NEW YORK (Realist English). Nvidia delivered another round of blockbuster earnings on Wednesday, easily beating Wall Street forecasts for its fiscal third quarter and issuing stronger-than-expected guidance for the current period. But it was CEO Jensen Huang’s dismissal of “AI bubble” fears that drew the most attention from investors.
“There’s been a lot of talk about an AI bubble,” Huang told analysts on the earnings call. “From our vantage point, we see something very different.”
While such confidence can sound like standard CEO messaging, Huang hinted that Nvidia’s visibility into the AI sector — from hard sales data to ongoing deals and customer plans for data-centre build-outs — suggests that underlying demand remains far deeper than critics assume.
Investors appeared to take his reassurance at face value. Nvidia shares jumped 5% in after-hours trading, following a 2.85% gain during the session that helped lift major U.S. indices.
What the numbers show
Nvidia’s quarterly figures far outpaced expectations:
- Net income: up 65% year on year to $31.91bn
- Revenue and earnings: both above analyst estimates
- Guidance: stronger sales outlook for the current quarter
The results added momentum to a broader tech-led rebound. The S&P 500 snapped a four-day losing streak, while Alphabet hit a fresh record high. In Europe, the Stoxx 600 was mostly flat after paring early declines.
Other key developments
- Federal Reserve split on December cuts: Minutes from the October meeting showed “many” officials believe no further rate reductions are needed this year, while “several” see a December cut as appropriate.
- Meta’s chief AI scientist resigns: Yann LeCun said on LinkedIn that he is leaving to start his own AI company focused on developing models distinct from the approach used at OpenAI.
- Market risk warning: One strategist told CNBC the odds of the S&P 500 falling at least 10% from recent highs have increased after the index slipped below key technical levels.

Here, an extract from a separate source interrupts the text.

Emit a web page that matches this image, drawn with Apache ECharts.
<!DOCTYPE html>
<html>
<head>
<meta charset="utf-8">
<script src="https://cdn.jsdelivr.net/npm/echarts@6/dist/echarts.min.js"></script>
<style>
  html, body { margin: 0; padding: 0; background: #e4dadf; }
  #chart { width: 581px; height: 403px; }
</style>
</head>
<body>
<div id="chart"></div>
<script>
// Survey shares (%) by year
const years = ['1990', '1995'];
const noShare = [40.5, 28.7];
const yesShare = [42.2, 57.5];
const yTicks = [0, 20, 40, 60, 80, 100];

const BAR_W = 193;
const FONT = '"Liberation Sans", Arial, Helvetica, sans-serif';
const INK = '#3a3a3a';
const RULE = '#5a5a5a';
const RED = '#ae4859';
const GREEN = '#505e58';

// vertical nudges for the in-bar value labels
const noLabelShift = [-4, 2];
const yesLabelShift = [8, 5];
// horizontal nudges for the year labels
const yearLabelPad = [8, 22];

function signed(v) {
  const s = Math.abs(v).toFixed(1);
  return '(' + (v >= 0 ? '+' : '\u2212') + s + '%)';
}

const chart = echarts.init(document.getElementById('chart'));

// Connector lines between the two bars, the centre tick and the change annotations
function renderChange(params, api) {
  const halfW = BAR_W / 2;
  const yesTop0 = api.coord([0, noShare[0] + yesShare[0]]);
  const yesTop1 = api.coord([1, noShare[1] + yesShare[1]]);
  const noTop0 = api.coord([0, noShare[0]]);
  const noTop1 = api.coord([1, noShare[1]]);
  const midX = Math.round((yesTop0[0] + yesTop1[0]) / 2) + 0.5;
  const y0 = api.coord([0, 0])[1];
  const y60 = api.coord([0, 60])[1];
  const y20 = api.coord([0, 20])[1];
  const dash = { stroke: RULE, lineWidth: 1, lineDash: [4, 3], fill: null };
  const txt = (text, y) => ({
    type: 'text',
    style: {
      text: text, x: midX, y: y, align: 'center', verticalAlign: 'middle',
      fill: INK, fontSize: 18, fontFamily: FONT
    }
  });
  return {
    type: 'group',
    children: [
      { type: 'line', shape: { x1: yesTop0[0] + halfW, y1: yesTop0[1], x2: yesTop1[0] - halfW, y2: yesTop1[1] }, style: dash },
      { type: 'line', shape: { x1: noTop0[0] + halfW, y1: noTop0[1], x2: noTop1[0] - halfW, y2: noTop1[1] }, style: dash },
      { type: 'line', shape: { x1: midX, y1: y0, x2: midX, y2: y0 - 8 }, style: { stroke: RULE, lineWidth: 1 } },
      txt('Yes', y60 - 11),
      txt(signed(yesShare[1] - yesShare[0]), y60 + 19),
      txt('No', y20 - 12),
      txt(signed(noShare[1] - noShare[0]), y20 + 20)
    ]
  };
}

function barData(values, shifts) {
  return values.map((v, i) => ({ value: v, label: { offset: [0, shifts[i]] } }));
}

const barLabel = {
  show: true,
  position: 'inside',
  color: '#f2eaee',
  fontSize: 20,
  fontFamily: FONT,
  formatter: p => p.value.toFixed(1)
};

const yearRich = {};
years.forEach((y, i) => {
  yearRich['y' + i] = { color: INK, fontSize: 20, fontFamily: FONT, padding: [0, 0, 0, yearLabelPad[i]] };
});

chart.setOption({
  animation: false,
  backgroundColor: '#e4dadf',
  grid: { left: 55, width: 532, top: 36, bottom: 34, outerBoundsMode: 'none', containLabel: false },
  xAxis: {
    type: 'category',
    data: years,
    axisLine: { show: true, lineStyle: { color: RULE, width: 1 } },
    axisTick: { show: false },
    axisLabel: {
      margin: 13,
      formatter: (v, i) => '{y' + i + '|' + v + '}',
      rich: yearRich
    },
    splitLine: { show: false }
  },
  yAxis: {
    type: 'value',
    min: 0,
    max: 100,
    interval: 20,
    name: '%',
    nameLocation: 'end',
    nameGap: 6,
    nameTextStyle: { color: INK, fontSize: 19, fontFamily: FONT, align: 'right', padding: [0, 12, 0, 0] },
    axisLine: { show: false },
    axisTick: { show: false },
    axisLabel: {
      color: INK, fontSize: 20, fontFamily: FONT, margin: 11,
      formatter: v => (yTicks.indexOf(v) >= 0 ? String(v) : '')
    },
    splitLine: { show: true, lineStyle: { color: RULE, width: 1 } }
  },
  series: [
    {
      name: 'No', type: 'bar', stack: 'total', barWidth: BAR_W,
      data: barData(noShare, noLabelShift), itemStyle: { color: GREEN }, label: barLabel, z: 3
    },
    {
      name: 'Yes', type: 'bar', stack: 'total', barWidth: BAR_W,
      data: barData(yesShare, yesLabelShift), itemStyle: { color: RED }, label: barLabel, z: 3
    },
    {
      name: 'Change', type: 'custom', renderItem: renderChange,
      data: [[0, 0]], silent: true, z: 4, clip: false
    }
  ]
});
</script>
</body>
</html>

And finally… Saudi-U.S. deals face scrutiny
President Donald Trump welcomed Saudi Crown Prince Mohammed bin Salman to the White House this week, promoting a $1 trillion Saudi investment pledge and the potential sale of F-35 jets to Riyadh.
But analysts warn the headline numbers may not reflect reality. A $1 trillion investment is roughly equal to Saudi Arabia’s entire 2023 GDP, and economists say it remains unclear whether such commitments can materialise at that scale — or on the timeline suggested.